There is a vast case literature on what reasonable expectation of profit means and it is by no means entirely consistent. In my view, whether a taxpayer has a reasonable expectation of profit is an objective determination to be made from all of the facts. The following criteria should be considered: the profit and loss experience in past years, the taxpayer's training, the taxpayer's intended course of action, the capability of the venture as capitalized to show a profit after charging capital cost allowance. The list is not intended to be exhaustive. The factors will differ with the nature and extent of the undertaking: The Queen v. Matthews (1974), 28 DTC 6193. One would not expect a farmer who purchased a productive going operation to suffer the same start-up losses as the man who begins a tree farm on raw land.

[14] Respondent's counsel submitted that the appellants had at least eight years of losses on the property, no experience or training in holding real estate, no intended course of action to demonstrate that the property could be successful and they failed to show that the property, as capitalized, can show a profit. He added that the property has not proven to be capable of producing a profit over the long term. Thus, he submitted, the property could not be said to be a source of income to the Amatos in the years in appeal.

[15] In Tonn et al. v. The Queen, 96 DTC 6001, the Federal Court of Appeal confirmed that it is not the place of a court to second-guess the business acumen of a taxpayer whose commercial venture turns out to be less profitable than anticipated. See also A. G. of Canada v. Mastri, 97 DTC 5420 at 5423 (F.C.A.). In the appeal at bar there are circumstances, not usually present in cases such as this, that are favourable to the appellants' claims.

[16] The question before me is whether or not the appellants had a reasonable expectation of profit and the determination of that question is an objective determination to be made from all of the facts. This is what was stated by the Supreme Court in Moldowan, supra. The appellants at bar were immigrants to Canada. They carry on a successful business. In making various investment and business decisions they rely upon the advice of their bank manager. They, themselves, do not believe they had the expertise to make such decisions. It was the bank manager who suggested to them that they acquire a rental property. He sat down with them and advised them, among other things, how much they could afford to pay for the property and how much rent they would have to receive from the property to meet their mortgage obligations. They acquired the property for a price which the bank manager said would be appropriate. They had confidence in their bank manager.

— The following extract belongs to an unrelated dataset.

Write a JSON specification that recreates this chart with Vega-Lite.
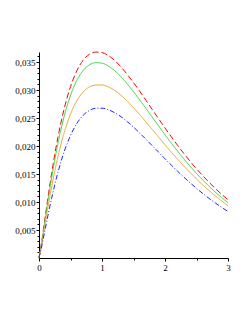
{
  "$schema": "https://vega.github.io/schema/vega-lite/v6.json",
  "width": 189,
  "height": 206,
  "autosize": "none",
  "padding": {"left": 39, "top": 52, "right": 21, "bottom": 65},
  "background": "white",
  "config": {"view": {"stroke": null}},
  "data": {"values": [
    {"x":0,"y":0,"s":"s1"},{"x":0.05,"y":0.00347,"s":"s1"},{"x":0.1,"y":0.00748,"s":"s1"},{"x":0.2,"y":0.01508,"s":"s1"},{"x":0.3,"y":0.02153,"s":"s1"},{"x":0.4,"y":0.02668,"s":"s1"},{"x":0.5,"y":0.03061,"s":"s1"},{"x":0.6,"y":0.03344,"s":"s1"},{"x":0.7,"y":0.03532,"s":"s1"},{"x":0.8,"y":0.03639,"s":"s1"},{"x":0.9,"y":0.03679,"s":"s1"},{"x":1.0,"y":0.03670,"s":"s1"},{"x":1.1,"y":0.03617,"s":"s1"},{"x":1.2,"y":0.03530,"s":"s1"},{"x":1.3,"y":0.03415,"s":"s1"},{"x":1.4,"y":0.03281,"s":"s1"},{"x":1.5,"y":0.03134,"s":"s1"},{"x":1.6,"y":0.02976,"s":"s1"},{"x":1.7,"y":0.02814,"s":"s1"},{"x":1.8,"y":0.02649,"s":"s1"},{"x":1.9,"y":0.02485,"s":"s1"},{"x":2.0,"y":0.02323,"s":"s1"},{"x":2.1,"y":0.02165,"s":"s1"},{"x":2.2,"y":0.02013,"s":"s1"},{"x":2.3,"y":0.01865,"s":"s1"},{"x":2.4,"y":0.01726,"s":"s1"},{"x":2.5,"y":0.01593,"s":"s1"},{"x":2.6,"y":0.01469,"s":"s1"},{"x":2.7,"y":0.01351,"s":"s1"},{"x":2.8,"y":0.01240,"s":"s1"},{"x":2.9,"y":0.01137,"s":"s1"},{"x":3.0,"y":0.01041,"s":"s1"},
    {"x":0,"y":0,"s":"s2"},{"x":0.05,"y":0.00329,"s":"s2"},{"x":0.1,"y":0.00709,"s":"s2"},{"x":0.2,"y":0.01430,"s":"s2"},{"x":0.3,"y":0.02042,"s":"s2"},{"x":0.4,"y":0.02531,"s":"s2"},{"x":0.5,"y":0.02903,"s":"s2"},{"x":0.6,"y":0.03172,"s":"s2"},{"x":0.7,"y":0.03349,"s":"s2"},{"x":0.8,"y":0.03451,"s":"s2"},{"x":0.9,"y":0.03489,"s":"s2"},{"x":1.0,"y":0.03480,"s":"s2"},{"x":1.1,"y":0.03430,"s":"s2"},{"x":1.2,"y":0.03348,"s":"s2"},{"x":1.3,"y":0.03239,"s":"s2"},{"x":1.4,"y":0.03112,"s":"s2"},{"x":1.5,"y":0.02972,"s":"s2"},{"x":1.6,"y":0.02822,"s":"s2"},{"x":1.7,"y":0.02669,"s":"s2"},{"x":1.8,"y":0.02512,"s":"s2"},{"x":1.9,"y":0.02357,"s":"s2"},{"x":2.0,"y":0.02203,"s":"s2"},{"x":2.1,"y":0.02053,"s":"s2"},{"x":2.2,"y":0.01908,"s":"s2"},{"x":2.3,"y":0.01769,"s":"s2"},{"x":2.4,"y":0.01637,"s":"s2"},{"x":2.5,"y":0.01511,"s":"s2"},{"x":2.6,"y":0.01393,"s":"s2"},{"x":2.7,"y":0.01281,"s":"s2"},{"x":2.8,"y":0.01176,"s":"s2"},{"x":2.9,"y":0.01078,"s":"s2"},{"x":3.0,"y":0.00987,"s":"s2"},
    {"x":0,"y":0,"s":"s3"},{"x":0.05,"y":0.00292,"s":"s3"},{"x":0.1,"y":0.00628,"s":"s3"},{"x":0.2,"y":0.01266,"s":"s3"},{"x":0.3,"y":0.01808,"s":"s3"},{"x":0.4,"y":0.02241,"s":"s3"},{"x":0.5,"y":0.02571,"s":"s3"},{"x":0.6,"y":0.02808,"s":"s3"},{"x":0.7,"y":0.02965,"s":"s3"},{"x":0.8,"y":0.03056,"s":"s3"},{"x":0.9,"y":0.03089,"s":"s3"},{"x":1.0,"y":0.03092,"s":"s3"},{"x":1.1,"y":0.03058,"s":"s3"},{"x":1.2,"y":0.02995,"s":"s3"},{"x":1.3,"y":0.02908,"s":"s3"},{"x":1.4,"y":0.02803,"s":"s3"},{"x":1.5,"y":0.02686,"s":"s3"},{"x":1.6,"y":0.02560,"s":"s3"},{"x":1.7,"y":0.02428,"s":"s3"},{"x":1.8,"y":0.02294,"s":"s3"},{"x":1.9,"y":0.02158,"s":"s3"},{"x":2.0,"y":0.02024,"s":"s3"},{"x":2.1,"y":0.01893,"s":"s3"},{"x":2.2,"y":0.01765,"s":"s3"},{"x":2.3,"y":0.01642,"s":"s3"},{"x":2.4,"y":0.01523,"s":"s3"},{"x":2.5,"y":0.01412,"s":"s3"},{"x":2.6,"y":0.01304,"s":"s3"},{"x":2.7,"y":0.01203,"s":"s3"},{"x":2.8,"y":0.01108,"s":"s3"},{"x":2.9,"y":0.01020,"s":"s3"},{"x":3.0,"y":0.00936,"s":"s3"},
    {"x":0,"y":0,"s":"s4"},{"x":0.05,"y":0.00244,"s":"s4"},{"x":0.1,"y":0.00526,"s":"s4"},{"x":0.2,"y":0.01066,"s":"s4"},{"x":0.3,"y":0.01528,"s":"s4"},{"x":0.4,"y":0.01901,"s":"s4"},{"x":0.5,"y":0.02190,"s":"s4"},{"x":0.6,"y":0.02403,"s":"s4"},{"x":0.7,"y":0.02548,"s":"s4"},{"x":0.8,"y":0.02636,"s":"s4"},{"x":0.9,"y":0.02675,"s":"s4"},{"x":1.0,"y":0.02676,"s":"s4"},{"x":1.1,"y":0.02649,"s":"s4"},{"x":1.2,"y":0.02596,"s":"s4"},{"x":1.3,"y":0.02525,"s":"s4"},{"x":1.4,"y":0.02437,"s":"s4"},{"x":1.5,"y":0.02338,"s":"s4"},{"x":1.6,"y":0.02230,"s":"s4"},{"x":1.7,"y":0.02118,"s":"s4"},{"x":1.8,"y":0.02004,"s":"s4"},{"x":1.9,"y":0.01888,"s":"s4"},{"x":2.0,"y":0.01773,"s":"s4"},{"x":2.1,"y":0.01660,"s":"s4"},{"x":2.2,"y":0.01550,"s":"s4"},{"x":2.3,"y":0.01444,"s":"s4"},{"x":2.4,"y":0.01342,"s":"s4"},{"x":2.5,"y":0.01244,"s":"s4"},{"x":2.6,"y":0.01152,"s":"s4"},{"x":2.7,"y":0.01064,"s":"s4"},{"x":2.8,"y":0.00982,"s":"s4"},{"x":2.9,"y":0.00904,"s":"s4"},{"x":3.0,"y":0.00832,"s":"s4"}
  ]},
  "mark": {"type": "line", "interpolate": "monotone", "strokeWidth": 1, "clip": false},
  "encoding": {
    "x": {
      "field": "x", "type": "quantitative",
      "scale": {"domain": [0, 3], "nice": false},
      "axis": {
        "title": null, "grid": false,
        "values": [0, 0.5, 1, 1.5, 2, 2.5, 3],
        "labelExpr": "datum.value % 1 == 0 ? format(datum.value, 'd') : ''",
        "domainColor": "#000000", "domainWidth": 1,
        "tickColor": "#000000",
        "tickSize": {"condition": {"test": "datum.value % 1 == 0", "value": 3}, "value": 2},
        "labelFont": "Liberation Serif", "labelFontSize": 9, "labelColor": "#000000",
        "labelPadding": 2, "labelFlush": false, "labelOverlap": false
      }
    },
    "y": {
      "field": "y", "type": "quantitative",
      "scale": {"domain": [0, 0.0368], "nice": false, "zero": true},
      "axis": {
        "title": null, "grid": false,
        "values": [0.001,0.002,0.003,0.004,0.005,0.006,0.007,0.008,0.009,0.010,0.011,0.012,0.013,0.014,0.015,0.016,0.017,0.018,0.019,0.020,0.021,0.022,0.023,0.024,0.025,0.026,0.027,0.028,0.029,0.030,0.031,0.032,0.033,0.034,0.035,0.036],
        "labelExpr": "round(datum.value * 1000) % 5 == 0 ? replace(format(datum.value, '.3f'), '.', ',') : ''",
        "domainColor": "#000000", "domainWidth": 1,
        "tickColor": "#000000",
        "tickSize": {"condition": {"test": "round(datum.value * 1000) % 5 == 0", "value": 3}, "value": 2},
        "labelFont": "Liberation Serif", "labelFontSize": 9, "labelColor": "#000000",
        "labelPadding": 1, "labelFlush": false, "labelOverlap": false
      }
    },
    "color": {
      "field": "s", "type": "nominal", "legend": null,
      "scale": {"domain": ["s1", "s2", "s3", "s4"], "range": ["#FF0000", "#40D040", "#E6A630", "#2222FF"]}
    },
    "strokeDash": {
      "field": "s", "type": "nominal", "legend": null,
      "scale": {"domain": ["s1", "s2", "s3", "s4"], "range": [[6, 3], [1, 0], [1, 0], [5, 2, 1, 2]]}
    }
  }
}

[17] At the time of the acquisition of the property, it is clear to me the appellants had a reasonable expectation of profit from the property. In considering whether there is a reasonable expectation of profit in the minds of taxpayers, as opposed to their hope of profit, one ought to consider, in addition to the criteria set down in Moldowan, their background and their source of counsel in deciding to invest. To the appellants, a bank manager is a competent and knowledgeable individual who could advise them how to make an affordable, secure and profitable investment. That they incurred losses since 1987, including the years in appeal, and, for example, that they had no investment background or training, do not, on the specific and peculiar facts of this appeal, negate the appellants' reasonable expectation of profit from the property over the long term.

[18] Accordingly, their appeals will be allowed with one set of costs, if any.

Signed at Ottawa, Canada, this 3rd day of June 1998.

"Gerald J. Rip"

J.T.C.C.



[1]           The Minister also alleged that the expenses were not reasonable in the circumstances. However there was no evidence from either the appellants nor the respondent with respect to this issue.